Before entering academia or the study of social work my background was in disaster engineering and humanitarian response.
Recently I have delivered a number of talks in which I present a conceptual framework for understanding why COVID affects different communities, differently. In my conceptual framework I combine my understanding of various disaster theories, with my understanding of power, inequality and race.
I have created this blog as I have repeatedly been asked for something to reference (whilst I have utilized this model over several years, I have never formally published my work). Please reference this work as
Adelaine, A (2020) Adelaine’s Conceptual Framework for Understanding, Disasters, Inequality & COVID. Ladders4Action: Weston-Super-Mare. Available from: https://ladders4action.org/news-blogs-videos/blog/adelaines-conceptual-framework/
COVID-19 can be considered as a hazard, it is something that has the potential to harm lives and communities. Many coronaviruses exist within animal populations, they only cause harm when human they jump from animal to human communities. It is only when a significant number of humans have been exposed to the virus that there is the potential for an emergency or disaster to occur.
Learning from previous emergencies and disasters it is understood that the same exposure to the same hazard can still result in different impacts. For example, on Jan 10th 2010 an earthquake hit Port-au-Prince in Haiti. Measuring 7.0 on the rictor scale it resulted in the deaths of approximately 300,000 people. In the same year, an earthquake measuring 8.8 killed 525 individuals in Chile. Seven years earlier, an earthquake measuring 8.3 in Japan did not result in any fatalities.
To understand the differential impact and why some hazards turn into disasters and some do not, we must understand examine differences in context, communities and individuals. In particular, we need to understand differences in exposure, vulnerability and resilience
One factor which might explain why some individuals appear to be disproportionally affected by COVID-19 is related to hazard exposure. It is evident that due to the nature of their work; housing & environmental conditions; access and use of transport; or disproportional representation in high density prisons and detention centres some individuals at greater risk of coming into contact with the virus than others.
We know that overall impact of a hazard differs when there is greater vulnerability and the potential for harm. For example, buildings are vulnerable to earthquakes when they are poorly constructed or overcrowded, bodies are vulnerable to COVID-19 when there are underlying health conditions.
It has been proposed that known disparities in health, illness and prevalence rates of specific underlying conditions might explain why Black Asian & Minority Ethnic (BAME) communities might be more vulnerable to the effects of COVID-19.
However, understanding why health disparities exist is extremely complex. Gómez (2013) is among several individuals who highlight the importance of understanding the social determinants of health. She states that when considering health inequality and differences in health outcomes between racial groups there is a temptation to attribute health differences to solely genetic factors rather than giving consideration to the nuanced and complex way in which social factors affect health outcomes.
Impact is also affected by resilience.
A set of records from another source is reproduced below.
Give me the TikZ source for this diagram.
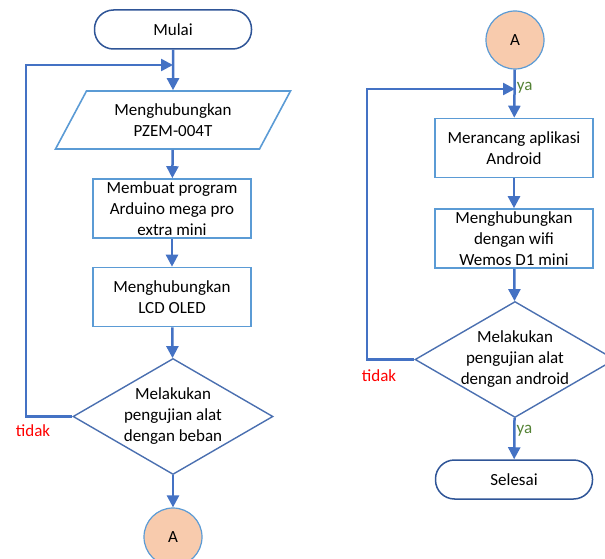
\documentclass[tikz,border=0pt]{standalone}
\usepackage{fontspec}
\setmainfont{Carlito}
\usetikzlibrary{calc}
\usetikzlibrary{positioning}
\usetikzlibrary{shapes.geometric}
\usetikzlibrary{arrows.meta}
\definecolor{garis}{HTML}{4472C4}
\definecolor{kotak}{HTML}{5B9BD5}
\definecolor{tepi}{HTML}{2F5597}
\definecolor{belah}{HTML}{4A6FB0}
\definecolor{oranye}{HTML}{F8CBAD}
\definecolor{hijau}{HTML}{548235}
\tikzset{
  terminal/.style = {draw=tepi, line width=1.5pt, rounded corners=19pt,
    minimum width=157pt, minimum height=39pt, inner sep=0pt},
  proses/.style = {draw=kotak, line width=1.6pt, minimum width=158pt,
    minimum height=59pt, inner sep=0pt, align=center},
  masukan/.style = {trapezium, trapezium left angle=57.5, trapezium right angle=122.5,
    trapezium stretches=true, draw=kotak, line width=1.6pt, minimum width=235pt,
    minimum height=58pt, inner sep=0pt, align=center},
  keputusan/.style = {diamond, draw=belah, line width=1.4pt, minimum width=200pt,
    minimum height=116pt, inner sep=-16pt, align=center},
  konektor/.style = {circle, draw=kotak, fill=oranye, line width=1.2pt,
    minimum size=58pt, inner sep=0pt},
  panah/.style = {draw=garis, line width=2.5pt, -{Triangle[width=12pt,length=12pt]}},
  tidak/.style = {text=red, inner sep=0pt},
  ya/.style = {text=hijau, inner sep=1pt}
}
\begin{document}
\begin{tikzpicture}[x=1pt, y=-1pt, font=\fontsize{17}{21}\selectfont]
      \useasboundingbox (0,0) rectangle (605,559);

      \node[terminal] (mulai) at (173,29.5) {Mulai};
      \node[masukan] (pzem) at (173,120) {Menghubungkan\\PZEM-004T};
      \node[proses] (program) at (172,208.5) {Membuat program\\Arduino mega pro\\extra mini};
      \node[proses] (lcd) at (172,297) {Menghubungkan\\LCD OLED};
      \node[keputusan] (uji1) at (173,416.5) {Melakukan\\pengujian alat\\dengan beban};
      \node[konektor] (a1) at (173,537) {A};
      \coordinate (j1) at (173,65);
      \coordinate (k1) at (26,65);
      \node[tidak] (tidak1) at (33,431) {tidak};

      \node[konektor] (a2) at (515,40) {A};
      \node[proses] (rancang) at (514,148) {Merancang aplikasi\\Android};
      \node[proses] (wifi) at (514,238.5) {Menghubungkan\\dengan wifi\\Wemos D1 mini};
      \node[keputusan] (uji2) at (515,359.5) {Melakukan\\pengujian alat\\dengan android};
      \node[terminal] (selesai) at (514,479.5) {Selesai};
      \coordinate (j2) at (515,89);
      \coordinate (k2) at (367,89);
      \node[tidak] (tidak2) at (379,376) {tidak};

      \draw[panah] (mulai) -- (pzem);
      \draw[panah] (pzem) -- (program);
      \draw[panah] (program) -- (lcd);
      \draw[panah] (lcd) -- (uji1);
      \draw[panah] (uji1) -- (a1);
      \draw[panah] (uji1.west) -| (k1) -- (j1);

      \draw[panah] (a2) -- node[ya, pos=0.38, right] (ya1) {ya} (rancang);
      \draw[panah] (rancang) -- (wifi);
      \draw[panah] (wifi) -- (uji2);
      \draw[panah] (uji2) -- node[ya, pos=0.3, right] (ya2) {ya} (selesai);
      \draw[panah] (uji2.west) -| (k2) -- (j2);
    \end{tikzpicture}
\end{document}
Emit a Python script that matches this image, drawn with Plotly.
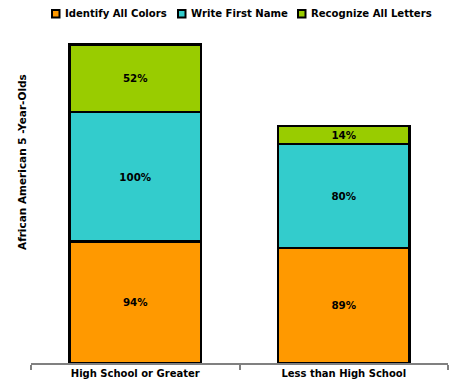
import plotly.graph_objects as go

categories = ["High School or Greater", "Less than High School"]
series_names = ["Identify All Colors", "Write First Name", "Recognize All Letters"]
identify_colors = [94, 89]
write_name = [100, 80]
recognize_letters = [52, 14]
colors = ["#FF9900", "#33CCCC", "#99CC00"]

FONT = "DejaVu Sans, Verdana, sans-serif"
W, H = 454, 390
ML, MR, MT, MB = 31, 6, 38, 27
PW, PH = W - ML - MR, H - MT - MB

def px_x(x):
    return (x - ML) / PW

def px_y(y):
    return (H - MB - y) / PH

fig = go.Figure()
for name, vals, col in zip(series_names, [identify_colors, write_name, recognize_letters], colors):
    fig.add_trace(go.Bar(
        x=categories, y=vals, name=name, showlegend=False,
        marker=dict(color=col, line=dict(color="black", width=2.5)),
        texttemplate="<b>%{y}%</b>", textposition="inside",
        insidetextanchor="middle", constraintext="none",
        textfont=dict(family=FONT, size=10.3, color="black"),
        hoverinfo="skip",
    ))

# custom compact legend (marker square + bold label)
legend_marker_x = [52, 178, 298]
shapes = []
annotations = []
for name, col, mx in zip(series_names, colors, legend_marker_x):
    shapes.append(dict(type="rect", xref="paper", yref="paper",
                       x0=px_x(mx), x1=px_x(mx + 7.5), y0=px_y(17.5), y1=px_y(10),
                       fillcolor=col, line=dict(color="black", width=2)))
    annotations.append(dict(text="<b>" + name + "</b>", xref="paper", yref="paper",
                            x=px_x(mx + 10.5), y=px_y(14), xanchor="left", yanchor="middle",
                            showarrow=False,
                            font=dict(family=FONT, size=10.1, color="black")))

annotations.append(dict(text="<b>African American 5 -Year-Olds</b>", textangle=-90,
                        xref="paper", yref="paper", x=px_x(30), y=px_y(162), xanchor="right",
                        yanchor="middle", showarrow=False,
                        font=dict(family=FONT, size=10.5, color="black")))

fig.update_layout(
    barmode="stack",
    bargap=0.37,
    width=W, height=H,
    margin=dict(l=ML, r=MR, t=MT, b=MB),
    paper_bgcolor="white", plot_bgcolor="white",
    font=dict(family=FONT, size=10, color="black"),
    showlegend=False,
    xaxis=dict(showline=True, linecolor="#808080", linewidth=2,
               ticks="outside", tickcolor="#808080", ticklen=5, tickwidth=1.5,
               tickson="boundaries",
               tickfont=dict(family=FONT, size=10, color="black"),
               tickvals=categories, ticktext=["<b>" + c + "</b>" for c in categories]),
    yaxis=dict(range=[0, 251], showticklabels=False, showgrid=False, zeroline=False,
               showline=False, ticks=""),
    shapes=shapes,
    annotations=annotations,
)

fig.write_html("out.html")
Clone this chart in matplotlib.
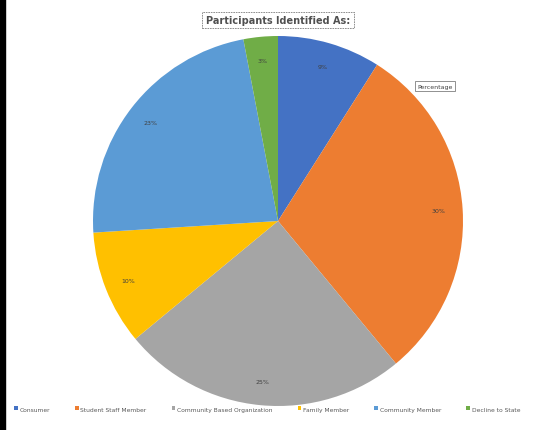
import matplotlib.pyplot as plt
from matplotlib.patches import Rectangle

labels = ["Consumer", "Student Staff Member", "Community Based Organization",
          "Family Member", "Community Member", "Decline to State"]
values = [9, 30, 25, 10, 23, 3]
colors = ["#4472C4", "#ED7D31", "#A5A5A5", "#FFC000", "#5B9BD5", "#70AD47"]

fig = plt.figure(figsize=(5.38, 4.31), dpi=100)
W, H = 538, 431

# pie centred near (278, 222) px, radius ~185 px
cx, cy, r = 278, 222, 185
ax = fig.add_axes([(cx - r) / W, (H - cy - r) / H, 2 * r / W, 2 * r / H])
wedges, texts, autotexts = ax.pie(
    values, colors=colors, startangle=90, counterclock=False,
    autopct="%d%%", pctdistance=0.87,
    wedgeprops=dict(edgecolor="none"),
    textprops=dict(fontsize=4.5, color="#404040"))
ax.set_xlim(-1, 1)
ax.set_ylim(-1, 1)
ax.set_aspect("equal")

# title in a dashed frame
fig.text(cx / W, 1 - 21 / H, "Participants Identified As:", ha="center", va="center",
         fontsize=7, fontweight="bold", color="#505050",
         bbox=dict(boxstyle="square,pad=0.35", fc="white", ec="#7f7f7f",
                   ls=(0, (2, 1)), lw=0.6))

# series name box
fig.text(435 / W, 1 - 87 / H, "Percentage", ha="center", va="center",
         fontsize=4.5, color="#404040",
         bbox=dict(boxstyle="square,pad=0.4", fc="white", ec="#7f7f7f", lw=0.6))

fig.legend(wedges, labels, loc="center left", bbox_to_anchor=(14 / W, 1 - 410 / H),
           ncol=6, frameon=False, fontsize=4.3, handlelength=0.6, handleheight=0.6,
           columnspacing=4.2, handletextpad=0.3, labelcolor="#595959",
           borderaxespad=0, borderpad=0)

# dark strip along the left edge
fig.patches.append(Rectangle((0, 0), 5 / W, 1, transform=fig.transFigure,
                             color="black", zorder=5))

fig.savefig("out.png", dpi=100)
The ability to absorb the shocks and stresses is affected by how prepared and/or well-resourced an individual, community or country is. An individual, community or country can enhance its resilience (its capacity to limit impact and bounces back quickly) by thinking ahead and learning from the past and understanding the factors which affect exposure, vulnerability and resilience. It is argued that vulnerability should never be considered without a parallel reflection of resilience. In regard to the COVID pandemic there has been a high level of focus upon BAME communities and the vulnerabilities they face. However, less discussion has centred upon the actions BAME communities have undertaken in response to COVID and the manner in which BAME communities (through their disproportionate contribution to essential work and health services) have contributed to the nation’s resilience.
Repeatedly, research highlights that the overall impact of an emergency and disaster is affected by inequality. Because inequality typically increases vulnerability and reduces resilience, impact is almost always disproportional. Emergencies and disasters, expose existing inequalities.
The tragic reality that inequality kills, is just one part of understanding the connection. Disasters and emergencies feed on inequality, but they also amplify and escalate inequality. There is a negative feedback loop. You will be more affected if you are marginalized / if you face inequality; but the differential impact will also make you more marginalized, more vulnerable and less resilient to future hazards.
Gómez, L. (2013). “Introduction: Taking the social construction of race seriously in health disparities research.” Mapping “race”: Critical approaches to health disparities research: 1-22.